Sono dunque soprattutto sociali ed economiche, e non religiose, la ragioni che spingono tanti arabi, ivi compresi i tunisini, a fare propria la scorciatoia dell’attacco ai “valori” dell’Occidente. Si tratta di un fenomeno su cui, forse, l’Occidente non riflette ancora abbastanza. Interpretare il Corano è utile, chiudere gli occhi di fronte ai fenomeni di fondo delle società arabe e musulmane è pernicioso. Il tema religioso, semmai, va collegato alla eterna esigenza della protesta e della violenza sociale di invocare, prima o poi, una dimensione ideologica che nel mondo arabo e musulmano in genere, data la crisi storica della sinistra rivoluzionaria, solo una certa interpretazione mistico-religiosa sembra in questa fase, in grado di proporre.

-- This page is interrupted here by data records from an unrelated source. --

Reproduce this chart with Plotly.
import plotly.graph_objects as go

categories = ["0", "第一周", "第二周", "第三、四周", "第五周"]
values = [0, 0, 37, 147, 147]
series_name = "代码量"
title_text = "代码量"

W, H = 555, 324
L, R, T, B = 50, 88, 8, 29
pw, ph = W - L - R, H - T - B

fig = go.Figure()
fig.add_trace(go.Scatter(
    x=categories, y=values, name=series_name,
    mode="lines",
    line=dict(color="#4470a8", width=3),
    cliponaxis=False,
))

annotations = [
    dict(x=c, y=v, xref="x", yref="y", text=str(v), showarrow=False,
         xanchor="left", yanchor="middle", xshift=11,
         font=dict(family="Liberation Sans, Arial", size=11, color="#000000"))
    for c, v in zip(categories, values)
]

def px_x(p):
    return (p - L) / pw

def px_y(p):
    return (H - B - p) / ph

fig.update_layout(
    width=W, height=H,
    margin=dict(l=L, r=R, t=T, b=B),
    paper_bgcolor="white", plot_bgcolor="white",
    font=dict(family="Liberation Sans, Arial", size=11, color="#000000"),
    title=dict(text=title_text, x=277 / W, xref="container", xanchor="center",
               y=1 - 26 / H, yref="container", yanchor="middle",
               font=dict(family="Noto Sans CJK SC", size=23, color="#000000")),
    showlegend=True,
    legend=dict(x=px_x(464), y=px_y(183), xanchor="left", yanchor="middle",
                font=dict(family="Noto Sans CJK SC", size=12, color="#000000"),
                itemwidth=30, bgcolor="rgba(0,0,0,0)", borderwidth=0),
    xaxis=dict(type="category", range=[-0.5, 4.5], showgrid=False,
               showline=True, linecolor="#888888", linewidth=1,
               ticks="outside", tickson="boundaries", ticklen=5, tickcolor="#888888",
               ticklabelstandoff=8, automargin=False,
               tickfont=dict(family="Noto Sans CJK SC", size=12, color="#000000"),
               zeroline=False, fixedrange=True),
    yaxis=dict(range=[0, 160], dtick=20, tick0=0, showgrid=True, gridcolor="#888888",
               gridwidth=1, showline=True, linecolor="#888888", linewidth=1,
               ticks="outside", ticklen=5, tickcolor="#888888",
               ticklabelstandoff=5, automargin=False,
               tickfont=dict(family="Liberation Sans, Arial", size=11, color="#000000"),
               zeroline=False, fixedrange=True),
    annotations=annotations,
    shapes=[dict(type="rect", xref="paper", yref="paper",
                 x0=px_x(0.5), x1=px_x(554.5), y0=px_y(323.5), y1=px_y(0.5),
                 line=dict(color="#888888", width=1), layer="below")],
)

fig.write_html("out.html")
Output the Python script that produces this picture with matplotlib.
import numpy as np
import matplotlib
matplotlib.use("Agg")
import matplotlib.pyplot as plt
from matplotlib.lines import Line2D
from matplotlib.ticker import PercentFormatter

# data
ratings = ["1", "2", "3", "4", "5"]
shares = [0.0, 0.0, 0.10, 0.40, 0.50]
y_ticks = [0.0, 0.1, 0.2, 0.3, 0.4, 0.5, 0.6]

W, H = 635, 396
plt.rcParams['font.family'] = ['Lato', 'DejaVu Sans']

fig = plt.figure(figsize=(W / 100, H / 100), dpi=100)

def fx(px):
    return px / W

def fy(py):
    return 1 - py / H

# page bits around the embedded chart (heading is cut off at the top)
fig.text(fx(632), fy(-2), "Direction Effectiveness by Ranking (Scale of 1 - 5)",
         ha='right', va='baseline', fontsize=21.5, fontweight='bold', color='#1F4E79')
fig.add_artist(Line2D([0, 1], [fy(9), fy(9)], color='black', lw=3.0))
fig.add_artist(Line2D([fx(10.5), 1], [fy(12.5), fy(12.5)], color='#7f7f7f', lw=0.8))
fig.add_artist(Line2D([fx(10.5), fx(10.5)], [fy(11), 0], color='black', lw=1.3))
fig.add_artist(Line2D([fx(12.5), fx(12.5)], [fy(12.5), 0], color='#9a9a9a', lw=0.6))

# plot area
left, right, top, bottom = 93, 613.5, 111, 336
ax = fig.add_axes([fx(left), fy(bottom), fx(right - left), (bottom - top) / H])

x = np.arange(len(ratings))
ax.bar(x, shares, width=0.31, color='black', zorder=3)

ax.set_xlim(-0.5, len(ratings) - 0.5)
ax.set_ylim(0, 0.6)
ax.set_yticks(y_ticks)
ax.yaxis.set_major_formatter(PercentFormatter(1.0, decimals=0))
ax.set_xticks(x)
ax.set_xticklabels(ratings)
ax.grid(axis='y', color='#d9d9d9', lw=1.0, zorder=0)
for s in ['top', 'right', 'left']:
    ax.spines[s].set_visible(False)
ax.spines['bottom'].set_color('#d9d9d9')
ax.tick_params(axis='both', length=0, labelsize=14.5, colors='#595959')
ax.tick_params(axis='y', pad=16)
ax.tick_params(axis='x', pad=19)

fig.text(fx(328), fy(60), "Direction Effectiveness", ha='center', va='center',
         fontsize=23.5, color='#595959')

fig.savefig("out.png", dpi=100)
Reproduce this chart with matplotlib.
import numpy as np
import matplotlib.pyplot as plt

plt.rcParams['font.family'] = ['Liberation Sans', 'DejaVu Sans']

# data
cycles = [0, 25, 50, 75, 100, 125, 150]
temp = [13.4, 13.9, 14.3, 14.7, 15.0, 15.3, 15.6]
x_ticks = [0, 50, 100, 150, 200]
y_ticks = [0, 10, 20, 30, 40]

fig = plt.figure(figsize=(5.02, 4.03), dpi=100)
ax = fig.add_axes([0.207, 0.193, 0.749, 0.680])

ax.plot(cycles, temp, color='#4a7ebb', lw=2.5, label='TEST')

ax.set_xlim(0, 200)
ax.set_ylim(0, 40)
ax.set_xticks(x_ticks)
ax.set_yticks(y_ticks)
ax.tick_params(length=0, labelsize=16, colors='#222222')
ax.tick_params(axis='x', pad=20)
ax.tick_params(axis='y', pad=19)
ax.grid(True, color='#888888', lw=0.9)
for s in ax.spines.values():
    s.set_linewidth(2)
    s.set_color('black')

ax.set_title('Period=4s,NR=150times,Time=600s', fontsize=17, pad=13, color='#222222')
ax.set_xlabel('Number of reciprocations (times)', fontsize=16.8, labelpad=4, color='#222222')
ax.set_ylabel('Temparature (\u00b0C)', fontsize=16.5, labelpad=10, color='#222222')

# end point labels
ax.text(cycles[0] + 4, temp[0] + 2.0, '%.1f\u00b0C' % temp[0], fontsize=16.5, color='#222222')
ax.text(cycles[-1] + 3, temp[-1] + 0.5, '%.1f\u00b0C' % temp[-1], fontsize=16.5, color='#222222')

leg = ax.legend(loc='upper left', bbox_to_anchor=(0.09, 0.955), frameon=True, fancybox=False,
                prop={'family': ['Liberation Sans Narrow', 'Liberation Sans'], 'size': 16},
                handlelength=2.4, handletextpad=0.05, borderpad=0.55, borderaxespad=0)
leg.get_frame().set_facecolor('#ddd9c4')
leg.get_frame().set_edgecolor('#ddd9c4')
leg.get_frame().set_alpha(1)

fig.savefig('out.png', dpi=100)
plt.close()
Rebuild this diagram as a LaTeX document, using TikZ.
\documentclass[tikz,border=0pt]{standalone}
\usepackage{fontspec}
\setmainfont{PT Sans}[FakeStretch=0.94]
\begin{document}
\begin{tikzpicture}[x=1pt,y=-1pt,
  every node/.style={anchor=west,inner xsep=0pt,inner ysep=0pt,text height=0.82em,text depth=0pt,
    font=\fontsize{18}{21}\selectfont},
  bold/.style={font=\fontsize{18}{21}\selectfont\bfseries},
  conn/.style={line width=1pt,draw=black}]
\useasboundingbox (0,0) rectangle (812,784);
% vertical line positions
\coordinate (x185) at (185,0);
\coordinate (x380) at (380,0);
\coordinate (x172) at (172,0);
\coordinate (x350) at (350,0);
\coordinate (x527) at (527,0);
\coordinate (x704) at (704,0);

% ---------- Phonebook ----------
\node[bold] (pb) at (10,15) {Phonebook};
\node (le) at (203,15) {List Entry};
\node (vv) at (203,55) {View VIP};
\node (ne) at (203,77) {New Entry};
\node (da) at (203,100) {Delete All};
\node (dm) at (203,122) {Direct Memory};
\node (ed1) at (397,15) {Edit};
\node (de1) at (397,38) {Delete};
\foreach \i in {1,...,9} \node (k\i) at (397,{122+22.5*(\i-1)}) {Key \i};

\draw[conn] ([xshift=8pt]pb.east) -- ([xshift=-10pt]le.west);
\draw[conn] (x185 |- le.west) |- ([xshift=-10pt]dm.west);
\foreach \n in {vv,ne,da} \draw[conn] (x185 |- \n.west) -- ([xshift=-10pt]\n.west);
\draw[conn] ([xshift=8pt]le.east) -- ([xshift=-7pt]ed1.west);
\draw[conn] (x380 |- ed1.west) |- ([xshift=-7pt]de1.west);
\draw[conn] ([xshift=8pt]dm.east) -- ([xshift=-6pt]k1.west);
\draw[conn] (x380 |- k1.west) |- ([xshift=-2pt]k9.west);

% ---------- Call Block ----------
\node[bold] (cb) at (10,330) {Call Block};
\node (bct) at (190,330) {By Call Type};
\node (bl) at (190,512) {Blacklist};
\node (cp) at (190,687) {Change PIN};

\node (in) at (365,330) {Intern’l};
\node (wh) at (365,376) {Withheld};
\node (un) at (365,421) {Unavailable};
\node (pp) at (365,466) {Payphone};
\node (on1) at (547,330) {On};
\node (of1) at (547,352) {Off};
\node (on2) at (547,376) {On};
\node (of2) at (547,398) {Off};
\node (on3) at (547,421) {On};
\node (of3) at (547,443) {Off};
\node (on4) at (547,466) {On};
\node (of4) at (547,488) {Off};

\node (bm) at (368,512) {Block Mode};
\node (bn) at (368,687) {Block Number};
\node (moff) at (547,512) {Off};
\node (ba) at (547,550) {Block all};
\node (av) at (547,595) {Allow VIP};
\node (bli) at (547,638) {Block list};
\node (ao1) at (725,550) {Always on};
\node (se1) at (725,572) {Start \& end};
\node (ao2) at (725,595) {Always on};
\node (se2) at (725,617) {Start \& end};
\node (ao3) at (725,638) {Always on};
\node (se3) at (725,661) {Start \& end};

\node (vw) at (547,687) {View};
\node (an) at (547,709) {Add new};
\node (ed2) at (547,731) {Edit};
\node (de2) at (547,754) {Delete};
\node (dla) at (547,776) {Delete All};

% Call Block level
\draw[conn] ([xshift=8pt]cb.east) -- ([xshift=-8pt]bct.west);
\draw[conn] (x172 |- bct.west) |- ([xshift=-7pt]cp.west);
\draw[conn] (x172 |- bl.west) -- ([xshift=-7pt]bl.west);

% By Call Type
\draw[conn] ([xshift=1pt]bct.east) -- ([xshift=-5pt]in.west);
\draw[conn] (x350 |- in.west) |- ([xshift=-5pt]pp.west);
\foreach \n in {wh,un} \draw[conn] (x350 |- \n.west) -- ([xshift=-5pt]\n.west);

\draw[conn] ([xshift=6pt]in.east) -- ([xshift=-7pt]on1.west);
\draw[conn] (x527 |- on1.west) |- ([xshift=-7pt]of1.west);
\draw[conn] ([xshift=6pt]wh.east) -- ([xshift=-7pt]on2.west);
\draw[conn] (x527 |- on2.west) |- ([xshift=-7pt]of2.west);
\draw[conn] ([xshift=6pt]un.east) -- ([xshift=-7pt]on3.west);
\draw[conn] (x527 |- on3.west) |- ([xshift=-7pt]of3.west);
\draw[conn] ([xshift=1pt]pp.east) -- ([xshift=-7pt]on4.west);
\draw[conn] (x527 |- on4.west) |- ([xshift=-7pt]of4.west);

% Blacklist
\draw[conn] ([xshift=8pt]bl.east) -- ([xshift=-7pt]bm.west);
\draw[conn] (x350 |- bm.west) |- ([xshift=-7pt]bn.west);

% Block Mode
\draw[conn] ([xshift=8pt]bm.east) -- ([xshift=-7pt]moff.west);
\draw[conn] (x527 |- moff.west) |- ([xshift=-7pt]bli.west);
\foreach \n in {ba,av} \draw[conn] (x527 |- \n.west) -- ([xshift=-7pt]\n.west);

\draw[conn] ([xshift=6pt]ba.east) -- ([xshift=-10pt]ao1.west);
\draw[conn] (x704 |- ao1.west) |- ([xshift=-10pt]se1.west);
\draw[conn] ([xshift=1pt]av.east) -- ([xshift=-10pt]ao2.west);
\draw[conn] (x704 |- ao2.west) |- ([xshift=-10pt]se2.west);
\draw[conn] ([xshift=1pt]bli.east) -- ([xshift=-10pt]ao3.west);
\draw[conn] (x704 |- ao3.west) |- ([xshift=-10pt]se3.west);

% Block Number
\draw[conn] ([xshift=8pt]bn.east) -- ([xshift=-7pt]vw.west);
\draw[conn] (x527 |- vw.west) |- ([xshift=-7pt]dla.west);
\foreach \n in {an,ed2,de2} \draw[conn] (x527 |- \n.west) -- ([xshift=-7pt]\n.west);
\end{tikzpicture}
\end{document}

La fragilità del processo democratico in Tunisia richiama, in definitiva, l’esigenza di un ruolo forte da parte della vicina Europa. E anche qui si pone un problema: la responsabilità della Unione Europea nei riguardi della piccola e vicina Tunisia è davvero grande. La democrazia tunisina ha bisogno urgente di misure economiche in grado di attenuare la tensione sociale e avviare a soluzione il nodo delle disuguaglianze sociali e territoriali. Questo obiettivo dovrebbe illuminare l’approccio strategico del “buon vicinato” tra l’Unione europea e il paese che ha fin ora sconfitto politicamente la minaccia dell’estremismo interno ed esterno.

D’altra parte non ci sono alternative a uno sforzo congiunto: la sconfitta della democrazia tunisina sarebbe catastrofica per l’evoluzione del mondo arabo ma anche per l’immagine e la percezione del vecchio continente nell’altra sponda del Mediterraneo.